Abstract:Deep AUC Maximization (DAM) is a paradigm for learning a deep neural network by maximizing the AUC score of the model on a dataset. Most previous works of AUC maximization focus on the perspective of optimization by designing efficient stochastic algorithms, and studies on generalization performance of DAM on difficult tasks are missing. In this work, we aim to make DAM more practical for interesting real-world applications (e.g., medical image classification). First, we propose a new margin-based surrogate loss function for the AUC score (named as the AUC margin loss). It is more robust than the commonly used AUC square loss, while enjoying the same advantage in terms of large-scale stochastic optimization. Second, we conduct empirical studies of our DAM method on difficult medical image classification tasks, namely classification of chest x-ray images for identifying many threatening diseases and classification of images of skin lesions for identifying melanoma.
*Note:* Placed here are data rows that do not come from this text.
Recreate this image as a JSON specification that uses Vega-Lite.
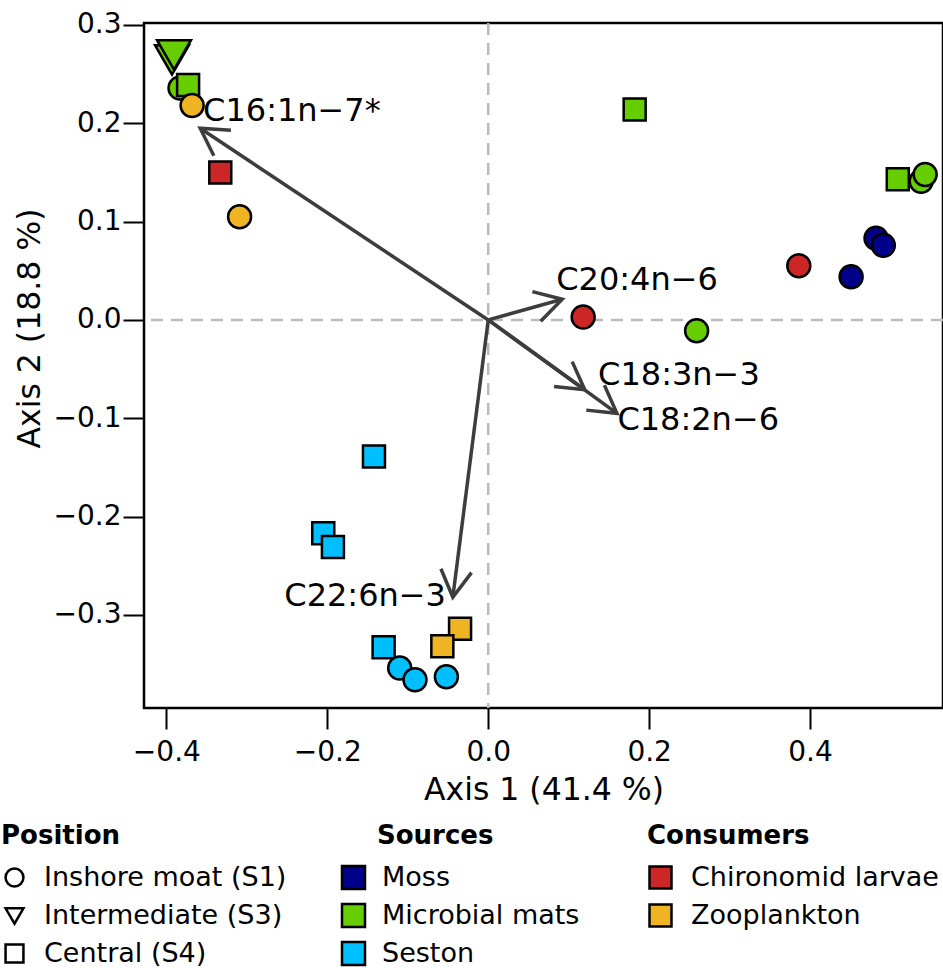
{
  "$schema": "https://vega.github.io/schema/vega-lite/v6.json",
  "autosize": {"type": "none"},
  "padding": {"left": 144, "top": 23, "right": 0, "bottom": 260},
  "width": 799,
  "height": 685,
  "background": "white",
  "config": {
    "font": "DejaVu Sans",
    "view": {"stroke": "black", "strokeWidth": 2.5},
    "axis": {
      "grid": false, "domain": false, "ticks": true,
      "tickColor": "black", "tickWidth": 2, "tickSize": 21,
      "labelFont": "DejaVu Sans", "labelFontSize": 28, "labelColor": "black",
      "titleFont": "DejaVu Sans", "titleFontSize": 31.5, "titleFontWeight": "normal", "titleColor": "black"
    },
    "legend": {
      "orient": "none",
      "titleFont": "DejaVu Sans", "titleFontSize": 26, "titleFontWeight": "bold", "titleColor": "black",
      "labelFont": "DejaVu Sans", "labelFontSize": 27, "labelColor": "black", "labelLimit": 500,
      "titlePadding": 15, "rowPadding": 5, "symbolOpacity": 1
    }
  },
  "datasets": {
    "origin": [{"a1": 0, "a2": 0}],
    "sources": [
      {"taxon": "Microbial mats", "pos": "Intermediate (S3)", "a1": -0.393, "a2": 0.2645},
      {"taxon": "Microbial mats", "pos": "Intermediate (S3)", "a1": -0.3905, "a2": 0.2696},
      {"taxon": "Microbial mats", "pos": "Inshore moat (S1)", "a1": -0.383, "a2": 0.236},
      {"taxon": "Microbial mats", "pos": "Central (S4)", "a1": -0.373, "a2": 0.239},
      {"taxon": "Microbial mats", "pos": "Central (S4)", "a1": 0.182, "a2": 0.214},
      {"taxon": "Microbial mats", "pos": "Central (S4)", "a1": 0.509, "a2": 0.143},
      {"taxon": "Microbial mats", "pos": "Inshore moat (S1)", "a1": 0.538, "a2": 0.141},
      {"taxon": "Microbial mats", "pos": "Inshore moat (S1)", "a1": 0.543, "a2": 0.148},
      {"taxon": "Microbial mats", "pos": "Inshore moat (S1)", "a1": 0.259, "a2": -0.011},
      {"taxon": "Moss", "pos": "Inshore moat (S1)", "a1": 0.482, "a2": 0.083},
      {"taxon": "Moss", "pos": "Inshore moat (S1)", "a1": 0.491, "a2": 0.076},
      {"taxon": "Moss", "pos": "Inshore moat (S1)", "a1": 0.451, "a2": 0.044},
      {"taxon": "Seston", "pos": "Central (S4)", "a1": -0.142, "a2": -0.139},
      {"taxon": "Seston", "pos": "Central (S4)", "a1": -0.205, "a2": -0.217},
      {"taxon": "Seston", "pos": "Central (S4)", "a1": -0.193, "a2": -0.231},
      {"taxon": "Seston", "pos": "Central (S4)", "a1": -0.130, "a2": -0.333},
      {"taxon": "Seston", "pos": "Inshore moat (S1)", "a1": -0.110, "a2": -0.354},
      {"taxon": "Seston", "pos": "Inshore moat (S1)", "a1": -0.091, "a2": -0.366},
      {"taxon": "Seston", "pos": "Inshore moat (S1)", "a1": -0.052, "a2": -0.363}
    ],
    "consumers": [
      {"taxon": "Chironomid larvae", "pos": "Central (S4)", "a1": -0.333, "a2": 0.150},
      {"taxon": "Chironomid larvae", "pos": "Inshore moat (S1)", "a1": 0.386, "a2": 0.055},
      {"taxon": "Chironomid larvae", "pos": "Inshore moat (S1)", "a1": 0.118, "a2": 0.003},
      {"taxon": "Zooplankton", "pos": "Inshore moat (S1)", "a1": -0.368, "a2": 0.218},
      {"taxon": "Zooplankton", "pos": "Inshore moat (S1)", "a1": -0.309, "a2": 0.105},
      {"taxon": "Zooplankton", "pos": "Central (S4)", "a1": -0.035, "a2": -0.314},
      {"taxon": "Zooplankton", "pos": "Central (S4)", "a1": -0.057, "a2": -0.332}
    ],
    "vectors": [
      {"name": "C16:1n−7*", "a1": -0.358, "a2": 0.195, "l1": -0.244, "l2": 0.213},
      {"name": "C20:4n−6", "a1": 0.092, "a2": 0.021, "l1": 0.185, "l2": 0.041},
      {"name": "C18:3n−3", "a1": 0.120, "a2": -0.071, "l1": 0.237, "l2": -0.056},
      {"name": "C18:2n−6", "a1": 0.160, "a2": -0.095, "l1": 0.261, "l2": -0.102},
      {"name": "C22:6n−3", "a1": -0.044, "a2": -0.282, "l1": -0.153, "l2": -0.281}
    ]
  },
  "resolve": {"scale": {"fill": "independent"}},
  "layer": [
    {
      "data": {"name": "origin"},
      "mark": {"type": "rule", "color": "#bababa", "strokeWidth": 2.5, "strokeDash": [12, 8]},
      "encoding": {
        "x": {"field": "a1", "type": "quantitative",
          "scale": {"domain": [-0.4278, 0.5652], "nice": false, "zero": false},
          "axis": {"title": "Axis 1 (41.4 %)", "values": [-0.4, -0.2, 0, 0.2, 0.4], "format": ".1f", "labelPadding": 9, "titleY": 82, "titleBaseline": "middle"}}
      }
    },
    {
      "data": {"name": "origin"},
      "mark": {"type": "rule", "color": "#bababa", "strokeWidth": 2.5, "strokeDash": [12, 8]},
      "encoding": {
        "y": {"field": "a2", "type": "quantitative",
          "scale": {"domain": [-0.3947, 0.302], "nice": false, "zero": false},
          "axis": {"title": "Axis 2 (18.8 %)", "values": [-0.3, -0.2, -0.1, 0, 0.1, 0.2, 0.3], "format": ".1f", "labelPadding": 2, "titleX": -114, "titleY": 305, "titleBaseline": "middle"}}
      }
    },
    {
      "data": {"name": "vectors"},
      "mark": {"type": "rule", "color": "#3d3d3d", "strokeWidth": 3.5},
      "encoding": {
        "x": {"field": "a1", "type": "quantitative"},
        "y": {"field": "a2", "type": "quantitative"},
        "x2": {"datum": 0},
        "y2": {"datum": 0}
      }
    },
    {
      "data": {"name": "vectors"},
      "transform": [{"calculate": "atan2(-datum.a2 * 983.2, datum.a1 * 804.6) * 180 / PI", "as": "ang"}],
      "mark": {"type": "point", "shape": "M -0.866 -0.5 L 0 0 L -0.866 0.5", "filled": false, "stroke": "#3d3d3d", "strokeWidth": 3.5, "strokeJoin": "miter", "opacity": 1, "size": 3800},
      "encoding": {
        "x": {"field": "a1", "type": "quantitative"},
        "y": {"field": "a2", "type": "quantitative"},
        "angle": {"field": "ang", "type": "quantitative", "scale": null}
      }
    },
    {
      "data": {"name": "sources"},
      "mark": {"type": "point", "filled": true, "stroke": "black", "strokeWidth": 2.5, "opacity": 1},
      "encoding": {
        "x": {"field": "a1", "type": "quantitative"},
        "y": {"field": "a2", "type": "quantitative"},
        "fill": {"field": "taxon", "type": "nominal",
          "scale": {"domain": ["Moss", "Microbial mats", "Seston"], "range": ["#00008B", "#66CD00", "#00BFFF"]},
          "legend": {"title": "Sources", "legendX": 233, "legendY": 800, "symbolType": "square", "symbolSize": 529, "symbolStrokeColor": "black", "symbolStrokeWidth": 2.5, "symbolOffset": -37, "labelOffset": 15}},
        "shape": {"field": "pos", "type": "nominal",
          "scale": {"domain": ["Inshore moat (S1)", "Intermediate (S3)", "Central (S4)"], "range": ["circle", "triangle-down", "square"]},
          "legend": {"title": "Position", "legendX": -143, "legendY": 800, "symbolSize": 320, "symbolFillColor": "white", "symbolStrokeColor": "black", "symbolStrokeWidth": 2.5, "labelOffset": 16, "rowPadding": 9.5}},
        "size": {"field": "pos", "type": "nominal",
          "scale": {"type": "ordinal", "domain": ["Central (S4)", "Inshore moat (S1)", "Intermediate (S3)"], "range": [484, 529, 1150]},
          "legend": null}
      }
    },
    {
      "data": {"name": "consumers"},
      "mark": {"type": "point", "filled": true, "stroke": "black", "strokeWidth": 2.5, "opacity": 1},
      "encoding": {
        "x": {"field": "a1", "type": "quantitative"},
        "y": {"field": "a2", "type": "quantitative"},
        "fill": {"field": "taxon", "type": "nominal",
          "scale": {"domain": ["Chironomid larvae", "Zooplankton"], "range": ["#CD2626", "#EEB422"]},
          "legend": {"title": "Consumers", "legendX": 503, "legendY": 800, "symbolType": "square", "symbolSize": 484, "symbolStrokeColor": "black", "symbolStrokeWidth": 2.5, "labelOffset": 17}},
        "shape": {"field": "pos", "type": "nominal",
          "scale": {"domain": ["Inshore moat (S1)", "Intermediate (S3)", "Central (S4)"], "range": ["circle", "triangle-down", "square"]},
          "legend": {"title": "Position", "legendX": -143, "legendY": 800, "symbolSize": 320, "symbolFillColor": "white", "symbolStrokeColor": "black", "symbolStrokeWidth": 2.5, "labelOffset": 16, "rowPadding": 9.5}},
        "size": {"field": "pos", "type": "nominal",
          "scale": {"type": "ordinal", "domain": ["Central (S4)", "Inshore moat (S1)", "Intermediate (S3)"], "range": [484, 529, 1150]},
          "legend": null}
      }
    },
    {
      "data": {"name": "vectors"},
      "mark": {"type": "text", "font": "DejaVu Sans", "fontSize": 32, "color": "black", "align": "center", "baseline": "middle"},
      "encoding": {
        "x": {"field": "l1", "type": "quantitative"},
        "y": {"field": "l2", "type": "quantitative"},
        "text": {"field": "name"}
      }
    }
  ]
}
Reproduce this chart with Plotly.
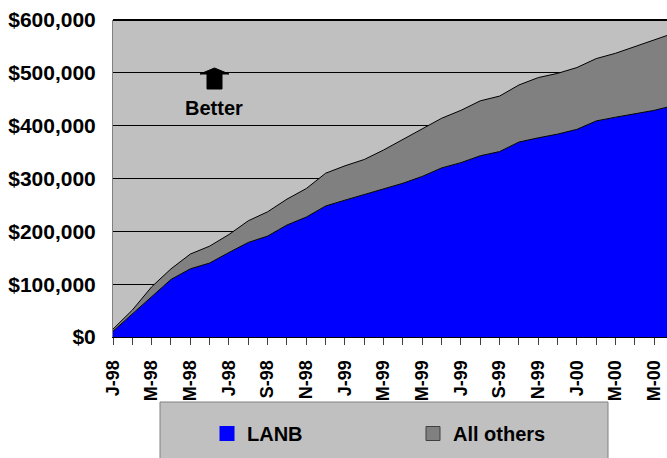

Our DAM method has achieved great success on these difficult tasks, i.e., the 1st place on Stanford CheXpert competition (by the paper submission date) and Top 1% rank (rank 33 out of 3314 teams) on Kaggle 2020 Melanoma classification competition. We also conduct extensive ablation studies to demonstrate the advantages of the new AUC margin loss over the AUC square loss on benchmark datasets. To the best of our knowledge, this is the first work that makes DAM succeed on large-scale medical image datasets.